GIVEN DATA:
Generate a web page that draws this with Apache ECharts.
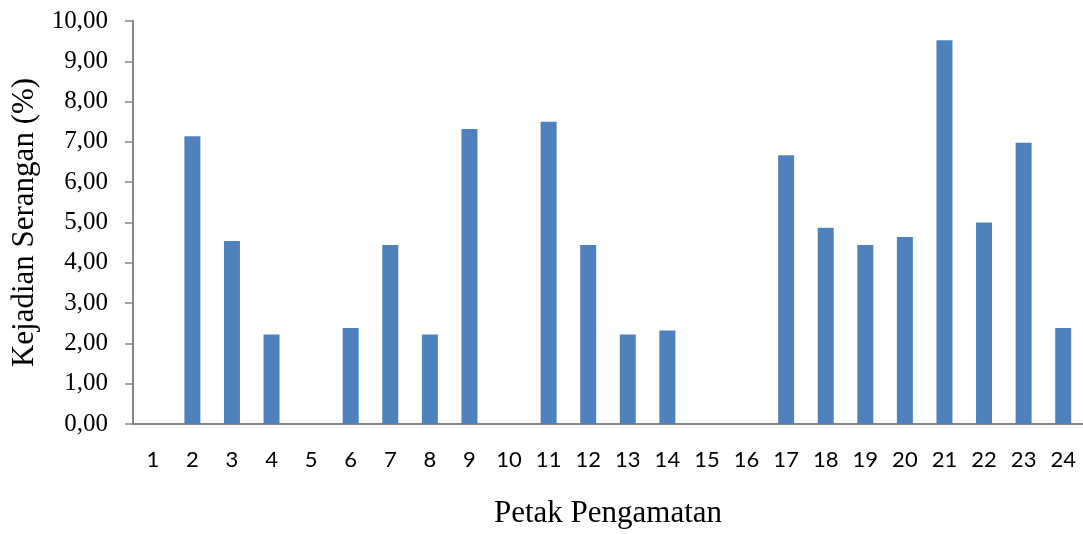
<!DOCTYPE html>
<html>
<head>
<meta charset="utf-8">
<script src="https://cdn.jsdelivr.net/npm/echarts@6/dist/echarts.min.js"></script>
<style>html,body{margin:0;padding:0;background:#fff}#c{width:1083px;height:534px}</style>
</head>
<body>
<div id="c"></div>
<script>
const categories = ['1','2','3','4','5','6','7','8','9','10','11','12','13','14','15','16','17','18','19','20','21','22','23','24'];
const values = [0, 7.14, 4.54, 2.22, 0, 2.38, 4.44, 2.22, 7.32, 0, 7.50, 4.44, 2.22, 2.32, 0, 0, 6.67, 4.87, 4.44, 4.64, 9.52, 5.00, 6.98, 2.38];
const xTitle = 'Petak Pengamatan';
const yTitle = 'Kejadian Serangan (%)';

const serif = '"Liberation Serif", "Times New Roman", serif';
const sans = 'Lato, "Open Sans", sans-serif';
const chart = echarts.init(document.getElementById('c'), null, {renderer: 'canvas'});
chart.setOption({
  animation: false,
  backgroundColor: '#fff',
  grid: {left: 133, top: 21, bottom: 108, right: -4, containLabel: false},
  xAxis: {
    type: 'category',
    data: categories,
    name: xTitle,
    nameLocation: 'middle',
    nameGap: 74,
    nameTextStyle: {fontFamily: serif, fontSize: 31, color: '#000'},
    axisLine: {lineStyle: {color: '#868686', width: 2}},
    axisTick: {alignWithLabel: true, length: 6, lineStyle: {color: '#868686', width: 1.5}},
    axisLabel: {fontFamily: sans, fontSize: 22, color: '#000', margin: 25, interval: 0}
  },
  yAxis: {
    type: 'value',
    min: 0, max: 10, interval: 1,
    name: yTitle,
    nameLocation: 'middle',
    nameGap: 92,
    nameTextStyle: {fontFamily: serif, fontSize: 31, color: '#000'},
    axisLine: {show: true, lineStyle: {color: '#868686', width: 2}},
    axisTick: {show: true, length: 8, lineStyle: {color: '#868686', width: 1.5}},
    splitLine: {show: false},
    axisLabel: {fontFamily: serif, fontSize: 25, color: '#000', margin: 25,
      formatter: v => v.toFixed(2).replace('.', ',')}
  },
  series: [{
    type: 'bar',
    data: values,
    barWidth: 16,
    itemStyle: {color: '#4F81BD'}
  }]
});
</script>
</body>
</html>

WRITTEN REQUEST: Repeat the lines of the listing above verbatim, beginning at its first line and ending at the line containing "const yTitle = 'Kejadian Serangan (%)';", which is included. Omit pictures.

TASK RESULT:
Generate a web page that draws this with Apache ECharts.
<!DOCTYPE html>
<html>
<head>
<meta charset="utf-8">
<script src="https://cdn.jsdelivr.net/npm/echarts@6/dist/echarts.min.js"></script>
<style>html,body{margin:0;padding:0;background:#fff}#c{width:1083px;height:534px}</style>
</head>
<body>
<div id="c"></div>
<script>
const categories = ['1','2','3','4','5','6','7','8','9','10','11','12','13','14','15','16','17','18','19','20','21','22','23','24'];
const values = [0, 7.14, 4.54, 2.22, 0, 2.38, 4.44, 2.22, 7.32, 0, 7.50, 4.44, 2.22, 2.32, 0, 0, 6.67, 4.87, 4.44, 4.64, 9.52, 5.00, 6.98, 2.38];
const xTitle = 'Petak Pengamatan';
const yTitle = 'Kejadian Serangan (%)';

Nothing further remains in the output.